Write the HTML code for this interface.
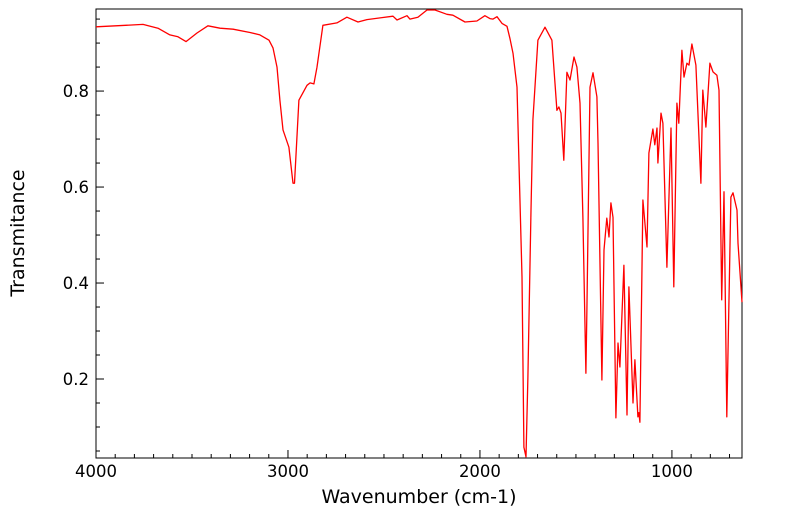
<!DOCTYPE html>
<html><head><meta charset="utf-8"><style>
body{margin:0;background:#fff;}
svg{display:block;font-family:"DejaVu Sans","Liberation Sans",sans-serif;}
</style></head><body>
<svg id="chart" width="799" height="516" viewBox="0 0 799 516"></svg>
<script>
const wavenumbers=[4000,3755,3677,3615,3573,3531,3474,3417,3354,3286,3198,3146,3099,3078,3057,3042,3026,2995,2974,2966,2943,2901,2885,2865,2849,2818,2745,2693,2635,2589,2453,2432,2380,2365,2323,2276,2234,2172,2141,2078,2016,1974,1948,1932,1911,1885,1859,1844,1828,1807,1797,1781,1771,1760,1750,1734,1724,1698,1661,1625,1609,1599,1589,1578,1563,1547,1531,1510,1495,1479,1464,1448,1443,1427,1411,1391,1385,1365,1354,1339,1328,1318,1307,1292,1281,1271,1250,1234,1224,1203,1193,1177,1172,1167,1151,1130,1120,1099,1089,1078,1073,1057,1047,1026,1005,990,974,964,948,937,922,911,896,875,849,839,823,802,786,766,755,741,729,714,693,682,661,656,635];
const transmittance=[0.934,0.939,0.931,0.917,0.913,0.903,0.921,0.936,0.931,0.929,0.922,0.917,0.906,0.890,0.850,0.781,0.719,0.683,0.608,0.608,0.781,0.812,0.817,0.815,0.850,0.937,0.942,0.954,0.944,0.949,0.956,0.948,0.957,0.950,0.954,0.969,0.969,0.960,0.958,0.944,0.946,0.957,0.951,0.950,0.955,0.941,0.935,0.910,0.879,0.808,0.656,0.413,0.058,0.038,0.204,0.552,0.740,0.906,0.933,0.906,0.816,0.760,0.767,0.754,0.656,0.839,0.823,0.871,0.850,0.775,0.537,0.212,0.344,0.808,0.838,0.788,0.692,0.198,0.469,0.535,0.496,0.567,0.537,0.119,0.275,0.225,0.437,0.125,0.392,0.150,0.240,0.121,0.130,0.110,0.573,0.475,0.671,0.721,0.688,0.723,0.650,0.754,0.733,0.433,0.723,0.392,0.775,0.733,0.885,0.829,0.858,0.854,0.898,0.854,0.608,0.802,0.725,0.858,0.840,0.833,0.802,0.365,0.590,0.121,0.579,0.588,0.552,0.483,0.360];
const xTickLabels=[4000,3000,2000,1000];
const yTickLabels=[0.2,0.4,0.6,0.8];

const NS="http://www.w3.org/2000/svg";
const svg=document.getElementById('chart');
const L=96,R=742,T=9,B=458;
const X0=4000,X1=635,Y0=0.0354,Y1=0.971;
function xs(w){return L+(X0-w)/(X0-X1)*(R-L);}
function ys(t){return B-(t-Y0)/(Y1-Y0)*(B-T);}
function mk(tag,attrs){const e=document.createElementNS(NS,tag);for(const k in attrs)e.setAttribute(k,attrs[k]);svg.appendChild(e);return e;}

const frame=mk('rect',{x:L,y:T,width:R-L,height:B-T,fill:'none',stroke:'#000','stroke-width':1});



for(let w=4000;w>=X1;w-=100){
  const major=w%1000===0;
  const t=mk('line',{x1:xs(w),x2:xs(w),y1:B,y2:B-(major?8:4),stroke:'#000','stroke-width':1});
  
  
}
xTickLabels.forEach(v=>{
  const tx=mk('text',{x:xs(v),y:477,'font-size':16.5,'text-anchor':'middle',fill:'#000'});
  tx.textContent=String(v);
  
  
});
for(let k=1;k<=19;k++){
  const v=k*0.05; if(v<Y0||v>Y1)continue;
  const major=k%4===0;
  const t=mk('line',{x1:L,x2:L+(major?8:4),y1:ys(v),y2:ys(v),stroke:'#000','stroke-width':1});
  
  
}
yTickLabels.forEach(v=>{
  const tx=mk('text',{x:89,y:ys(v)+6,'font-size':16.5,'text-anchor':'end',fill:'#000'});
  tx.textContent=v.toFixed(1);
  
  
});
const xt=mk('text',{x:419,y:503,'font-size':19,'text-anchor':'middle',fill:'#000'});
xt.textContent='Wavenumber (cm-1)';


const yt=mk('text',{x:0,y:0,'font-size':19,'text-anchor':'middle',fill:'#000',transform:'translate(24,233) rotate(-90)'});
yt.textContent='Transmitance';



const d=wavenumbers.map((w,i)=>(i?'L':'M')+xs(w).toFixed(1)+','+ys(transmittance[i]).toFixed(1)).join(' ');
const line=mk('path',{d:d,fill:'none',stroke:'#ff0000','stroke-width':1.3,'stroke-linejoin':'round'});


</script>
</body></html>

◆ AIM:
Transcribe the whole listing, character for character, but not its images.

◆ EXERCISE OUTPUT:
Write the HTML code for this interface.
<!DOCTYPE html>
<html><head><meta charset="utf-8"><style>
body{margin:0;background:#fff;}
svg{display:block;font-family:"DejaVu Sans","Liberation Sans",sans-serif;}
</style></head><body>
<svg id="chart" width="799" height="516" viewBox="0 0 799 516"></svg>
<script>
const wavenumbers=[4000,3755,3677,3615,3573,3531,3474,3417,3354,3286,3198,3146,3099,3078,3057,3042,3026,2995,2974,2966,2943,2901,2885,2865,2849,2818,2745,2693,2635,2589,2453,2432,2380,2365,2323,2276,2234,2172,2141,2078,2016,1974,1948,1932,1911,1885,1859,1844,1828,1807,1797,1781,1771,1760,1750,1734,1724,1698,1661,1625,1609,1599,1589,1578,1563,1547,1531,1510,1495,1479,1464,1448,1443,1427,1411,1391,1385,1365,1354,1339,1328,1318,1307,1292,1281,1271,1250,1234,1224,1203,1193,1177,1172,1167,1151,1130,1120,1099,1089,1078,1073,1057,1047,1026,1005,990,974,964,948,937,922,911,896,875,849,839,823,802,786,766,755,741,729,714,693,682,661,656,635];
const transmittance=[0.934,0.939,0.931,0.917,0.913,0.903,0.921,0.936,0.931,0.929,0.922,0.917,0.906,0.890,0.850,0.781,0.719,0.683,0.608,0.608,0.781,0.812,0.817,0.815,0.850,0.937,0.942,0.954,0.944,0.949,0.956,0.948,0.957,0.950,0.954,0.969,0.969,0.960,0.958,0.944,0.946,0.957,0.951,0.950,0.955,0.941,0.935,0.910,0.879,0.808,0.656,0.413,0.058,0.038,0.204,0.552,0.740,0.906,0.933,0.906,0.816,0.760,0.767,0.754,0.656,0.839,0.823,0.871,0.850,0.775,0.537,0.212,0.344,0.808,0.838,0.788,0.692,0.198,0.469,0.535,0.496,0.567,0.537,0.119,0.275,0.225,0.437,0.125,0.392,0.150,0.240,0.121,0.130,0.110,0.573,0.475,0.671,0.721,0.688,0.723,0.650,0.754,0.733,0.433,0.723,0.392,0.775,0.733,0.885,0.829,0.858,0.854,0.898,0.854,0.608,0.802,0.725,0.858,0.840,0.833,0.802,0.365,0.590,0.121,0.579,0.588,0.552,0.483,0.360];
const xTickLabels=[4000,3000,2000,1000];
const yTickLabels=[0.2,0.4,0.6,0.8];

const NS="http://www.w3.org/2000/svg";
const svg=document.getElementById('chart');
const L=96,R=742,T=9,B=458;
const X0=4000,X1=635,Y0=0.0354,Y1=0.971;
function xs(w){return L+(X0-w)/(X0-X1)*(R-L);}
function ys(t){return B-(t-Y0)/(Y1-Y0)*(B-T);}
function mk(tag,attrs){const e=document.createElementNS(NS,tag);for(const k in attrs)e.setAttribute(k,attrs[k]);svg.appendChild(e);return e;}

const frame=mk('rect',{x:L,y:T,width:R-L,height:B-T,fill:'none',stroke:'#000','stroke-width':1});



for(let w=4000;w>=X1;w-=100){
  const major=w%1000===0;
  const t=mk('line',{x1:xs(w),x2:xs(w),y1:B,y2:B-(major?8:4),stroke:'#000','stroke-width':1});
  
  
}
xTickLabels.forEach(v=>{
  const tx=mk('text',{x:xs(v),y:477,'font-size':16.5,'text-anchor':'middle',fill:'#000'});
  tx.textContent=String(v);
  
  
});
for(let k=1;k<=19;k++){
  const v=k*0.05; if(v<Y0||v>Y1)continue;
  const major=k%4===0;
  const t=mk('line',{x1:L,x2:L+(major?8:4),y1:ys(v),y2:ys(v),stroke:'#000','stroke-width':1});
  
  
}
yTickLabels.forEach(v=>{
  const tx=mk('text',{x:89,y:ys(v)+6,'font-size':16.5,'text-anchor':'end',fill:'#000'});
  tx.textContent=v.toFixed(1);
  
  
});
const xt=mk('text',{x:419,y:503,'font-size':19,'text-anchor':'middle',fill:'#000'});
xt.textContent='Wavenumber (cm-1)';


const yt=mk('text',{x:0,y:0,'font-size':19,'text-anchor':'middle',fill:'#000',transform:'translate(24,233) rotate(-90)'});
yt.textContent='Transmitance';



const d=wavenumbers.map((w,i)=>(i?'L':'M')+xs(w).toFixed(1)+','+ys(transmittance[i]).toFixed(1)).join(' ');
const line=mk('path',{d:d,fill:'none',stroke:'#ff0000','stroke-width':1.3,'stroke-linejoin':'round'});


</script>
</body></html>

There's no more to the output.